“A vacinação é muito importante. A vacina é segura e poupa, para além da saúde das pessoas, um afluxo brutal aos centros de saúde e aos serviços de urgência dos hospitais que já estão subdimensionados mesmo para a rotina e que numa situação de pico, ficam pior”, disse hoje António Sarmento.
Em entrevista à agência Lusa, o médico que há precisamente três anos foi o primeiro português a vacinar-se contra a covid-19, um ato que disse não ter sido “heroico”, mas que sabe que “ajudou a influenciar a decisão de muitas pessoas”, mostra-se preocupado com a atual crise no Serviço Nacional de Saúde (SNS), algo que acredita que “uma melhor gestão do afluxo aos hospitais pode ajudar”.
“E para isso é muito importante a vacina: vacinem-se por favor”, repetiu.
António Sarmento, que foi diretor do serviço de infecciologia o Centro Hospitalar Universitário de São João (CHUSJ), no Porto, durante 16 anos, recebeu a 27 de dezembro de 2020 a vacina da Pfizer-BioNTech.
Aquele que foi, disse, “um dia normal”, tornou-se um marco na história da saúde em Portugal com o infecciologista a dar a cara perante a então ministra da Saúde, Marta Temido, e o atual líder da Direção-Executiva do SNS, Fernando Araújo, que era nessa data presidente do conselho de administração do CHUSJ.
“Quando ele me disse que eu ia ser o primeiro, eu pensei: ‘o primeiro do hospital? Ok. Faz sentido para o dar o exemplo. Quando vi aqueles jornalistas todos fiquei surpreendido. Não me sinto especial. Fiquei feliz ao receber uma vacina espantosa que ajudou muito na redução de casos”, recorda o médico que, aos 68 anos não pensa em reformar-se porque “não quer abandonar o barco”.
“Já me podia ter reformado, mas não me vou reformar a não ser quando for obrigatório porque isto [referindo-se à Saúde em Portugal] está mau e preocupa-me. Não quer dizer que eu resolva as coisas, mas aborrece-me deixar o barco nesta fase e desta maneira”, considerou.
Questionado sobre soluções, António Sarmento fez primeiro uma ressalva: “Isto vem muito de trás. O SNS foi concebido há 50 anos para uma realidade social e epidemiológica e médica que não tem nada a ver com os tempos de hoje”.
À Lusa, António Sarmento disse que o SNS “funcionou muitíssimo bem na dimensão para o qual estava projetado”, mas “ao fim de 10 anos, tinha de começar a ser adaptado porque a sociedade começou a mudar vertiginosamente”.

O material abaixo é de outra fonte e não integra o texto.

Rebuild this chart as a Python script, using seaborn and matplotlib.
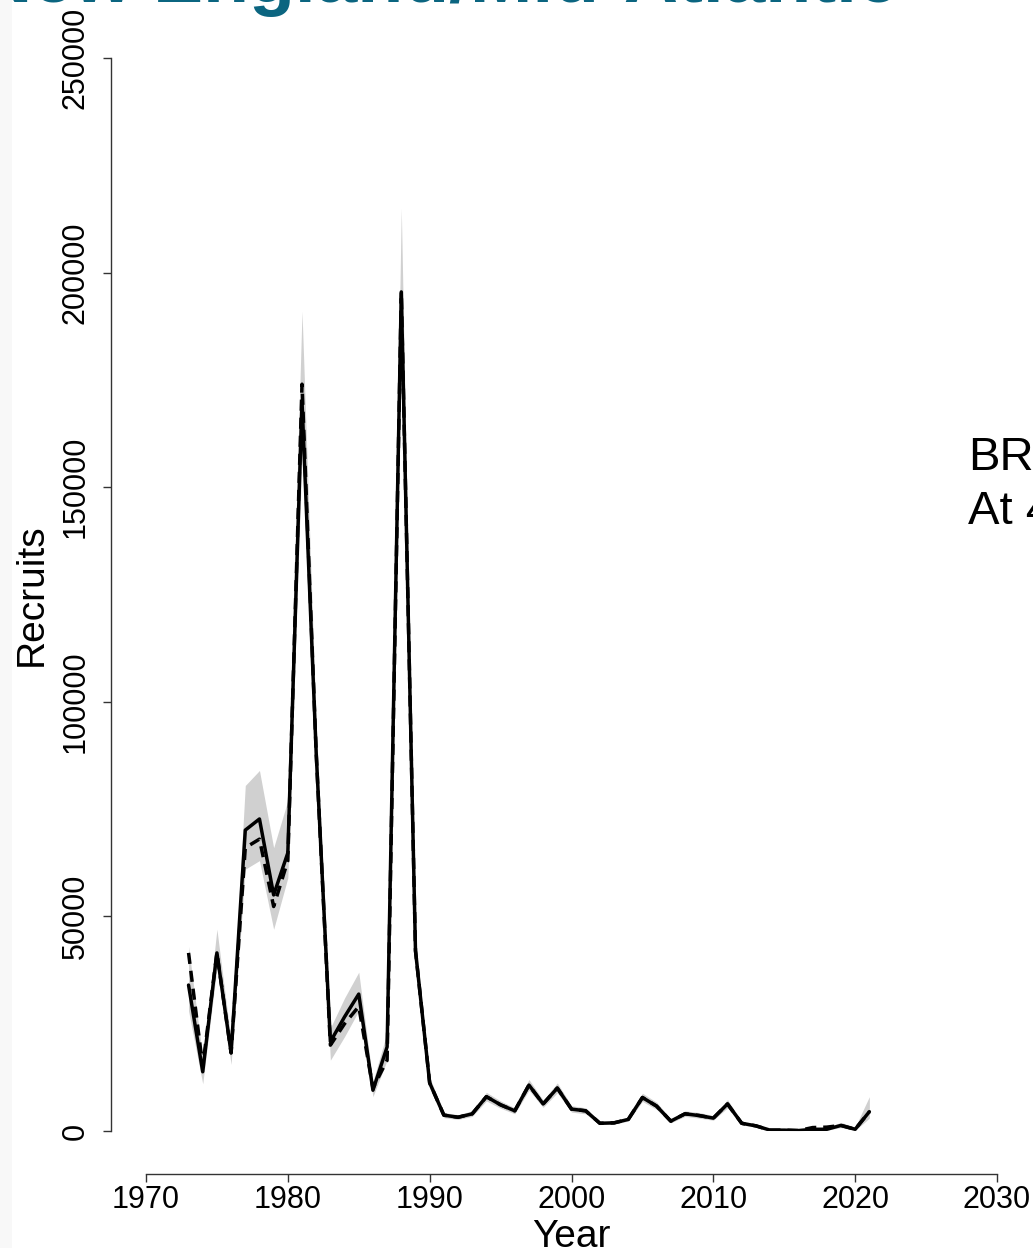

“Nos primeiros anos de subfinanciamento, o SNS ainda foi andando com o lanço por causa do capital humano que tinha, um capital humano cheio de energia e cheio de entusiasmo. E por causa dos equipamentos adquiridos. Mas a medicina é uma atividade eminentemente humana e reflete muito a humanidade ou desumanidade da sociedade. Esta sociedade está a tornar-se ferozmente e progressivamente individualista e a perder o sentido do bem comum. E isto afeta os políticos, os médicos, os enfermeiros, a população em geral”, analisou.
Para o médico, que atualmente é responsável pelo Centro Académico Clínico que faz a ligação entre o CHUSJ e a Faculdade de Medicina da Universidade do Porto (FMUP), onde ainda dá aulas e rege a cadeira de infecciologia, é preciso acreditar que “há soluções” e “minimizar estragos o mais rápido possível”.
António Sarmento é um dos 100 homenageados da lista de cidadãos, entidades e empresas que a Câmara do Porto vai distinguir hoje numa cerimónia na Casa da Música que contará com a presença do ministro da Saúde, Manuel Pizarro.